An international conference opened in the Indonesian capital Jakarta on Thursday to discuss how to co-ordinate the relief and reconstruction effort across the region.
UN Secretary General Kofi Annan urged donors at the conference to convert aid pledges into $1bn (£534m) cash for urgent use.
He said: "Whole communities have disappeared. Millions in Asia, Africa, and even in faraway countries, are suffering unimaginable trauma and psychological wounds that will take a long time to heal."
UK TSUNAMI VICTIMS
Current confirmed dead: 49
Missing: around 391
Youngest known victim: Two months old
Calls to Foreign Office emergency line: 135,000
Donations to DEC up to 6 Jan: 600,000 online; 1.6 million phone calls; 400,000 by post
At the summit, world leaders pledged to set up an Indian Ocean early warning system and signed a declaration urging the UN to mobilise the international community for the relief effort.
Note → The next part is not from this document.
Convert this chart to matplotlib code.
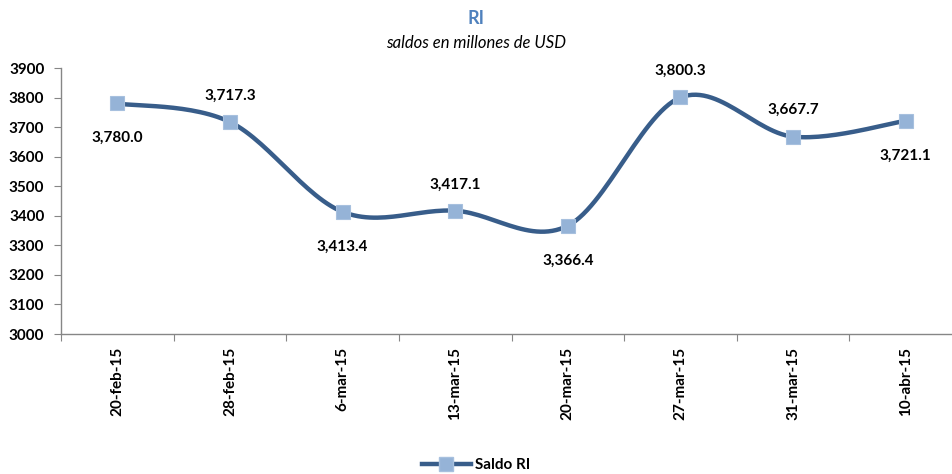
import numpy as np
import matplotlib
matplotlib.use('Agg')
import matplotlib.pyplot as plt
from matplotlib.lines import Line2D

plt.rcParams['font.family'] = ['Lato', 'DejaVu Sans']

fechas = ['20-feb-15', '28-feb-15', '6-mar-15', '13-mar-15',
          '20-mar-15', '27-mar-15', '31-mar-15', '10-abr-15']
saldo_ri = [3780.0, 3717.3, 3413.4, 3417.1, 3366.4, 3800.3, 3667.7, 3721.1]
posicion = ['below', 'above', 'below', 'above', 'below', 'above', 'above', 'below']

line_color = '#385D8A'
marker_color = '#95B3D7'
axis_color = '#868686'


def smooth(xs, ys, n=30):
    # Bezier smoothing like the spreadsheet "smoothed line"
    xs = np.asarray(xs, float)
    ys = np.asarray(ys, float)
    px, py = [], []
    for i in range(len(xs) - 1):
        x0, y0 = (xs[i - 1], ys[i - 1]) if i > 0 else (xs[i], ys[i])
        x3, y3 = (xs[i + 2], ys[i + 2]) if i + 2 < len(xs) else (xs[i + 1], ys[i + 1])
        x1, y1 = xs[i], ys[i]
        x2, y2 = xs[i + 1], ys[i + 1]
        c1 = (x1 + (x2 - x0) / 6, y1 + (y2 - y0) / 6)
        c2 = (x2 - (x3 - x1) / 6, y2 - (y3 - y1) / 6)
        t = np.linspace(0, 1, n)
        bx = (1 - t) ** 3 * x1 + 3 * (1 - t) ** 2 * t * c1[0] + 3 * (1 - t) * t ** 2 * c2[0] + t ** 3 * x2
        by = (1 - t) ** 3 * y1 + 3 * (1 - t) ** 2 * t * c1[1] + 3 * (1 - t) * t ** 2 * c2[1] + t ** 3 * y2
        px.extend(bx)
        py.extend(by)
    return px, py


fig = plt.figure(figsize=(9.52, 4.74), dpi=100)
ax = fig.add_axes([61 / 952, 1 - 334 / 474, 901 / 952, 266 / 474])

x = np.arange(len(fechas))
sx, sy = smooth(x, saldo_ri)
ax.plot(sx, sy, color=line_color, lw=3.2, solid_capstyle='round', zorder=2)
ax.plot(x, saldo_ri, ls='none', marker='s', ms=9.5, mfc=marker_color,
        mec='#A7C0DE', mew=0.8, zorder=3)

for xi, v, pos in zip(x, saldo_ri, posicion):
    dy = 19 if pos == 'above' else -25
    ax.annotate(f'{v:,.1f}', (xi, v), xytext=(0, dy), textcoords='offset points',
                ha='center', va='center', fontsize=11, fontweight='bold')

ax.set_ylim(3000, 3900)
ax.set_yticks(range(3000, 3901, 100))
ax.set_xlim(-0.5, len(fechas) - 0.5)
ax.set_xticks(np.arange(-0.5, len(fechas), 1.0))
ax.set_xticklabels([])
ax.set_xticks(x, minor=True)
ax.set_xticklabels(fechas, minor=True, rotation=90, fontweight='bold', fontsize=11)
ax.tick_params(axis='x', which='minor', length=0, pad=9)
ax.tick_params(axis='x', which='major', length=5, color=axis_color)
ax.tick_params(axis='y', length=5, color=axis_color, labelsize=11, pad=7)
for lbl in ax.get_yticklabels():
    lbl.set_fontweight('bold')

for s in ['top', 'right']:
    ax.spines[s].set_visible(False)
for s in ['left', 'bottom']:
    ax.spines[s].set_color(axis_color)
    ax.spines[s].set_linewidth(1.0)

fig.text(0.5, 1 - 18 / 474, 'RI', ha='center', va='center', fontsize=13,
         fontweight='bold', color='#4F81BD')
fig.text(0.5, 1 - 43 / 474, 'saldos en millones de USD', ha='center', va='center',
         fontsize=12, style='italic')

handle = Line2D([], [], color=line_color, lw=3.2, marker='s', ms=9.5,
                mfc=marker_color, mec='#A7C0DE')
fig.legend([handle], ['Saldo RI'], loc='center', bbox_to_anchor=(0.5, 1 - 465 / 474),
           frameon=False, prop={'weight': 'bold', 'size': 11}, handlelength=3.2,
           handletextpad=0.3)

fig.savefig('out.png', dpi=100)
The UK government has so far allocated £50m in aid to the affected countries, but has promised to match the amount raised by the public.
Commenting on the British public's reaction to the disaster, DEC chief executive Brendan Gormley said: "The DEC agencies are immensely thankful for the donations that have come in and they are already being put to good use.
"The agencies are committed to spending this money wisely and well, and they will be reporting back to the public on what has been achieved."
Tony Blair, who praised the public's response as "remarkable" at his monthly press conference on Thursday, has predicted the government would eventually give "hundreds of millions" of pounds in aid.
Mr Blair said the Foreign Office had set up temporary offices in all affected areas and everything possible was being done to help with the identification of British victims and the repatriation of remains.
Tony Blair hailed the "remarkable" response of the British public
Hopes were likely to be fading for those waiting for news about those Britons still missing, he said.
Much-needed assistance had already been delivered to the region with the UK meeting every request from the UN, aid agencies and individual countries, Mr Blair added.
Help included two RAF C-17 planes, aid flights, three Navy ships, and three chartered Mi8 helicopters being used by the UN in Aceh.
And the British frigate HMS Chatham has joined the relief effort in Sri Lanka, with Navy crew helping to clear debris from school playgrounds in one town, and repairing a damaged causeway.
An Oxfam-commissioned flight carrying enough water and water purifiers for 2,000 families for two weeks to the Maldives is due to leave the UK later on Thursday.
At least 82 people died after the tidal wave hit and more than 12,000 have been displaced there.
Pledges to the relief effort have so far topped £1.65bn ($3bn) worldwide.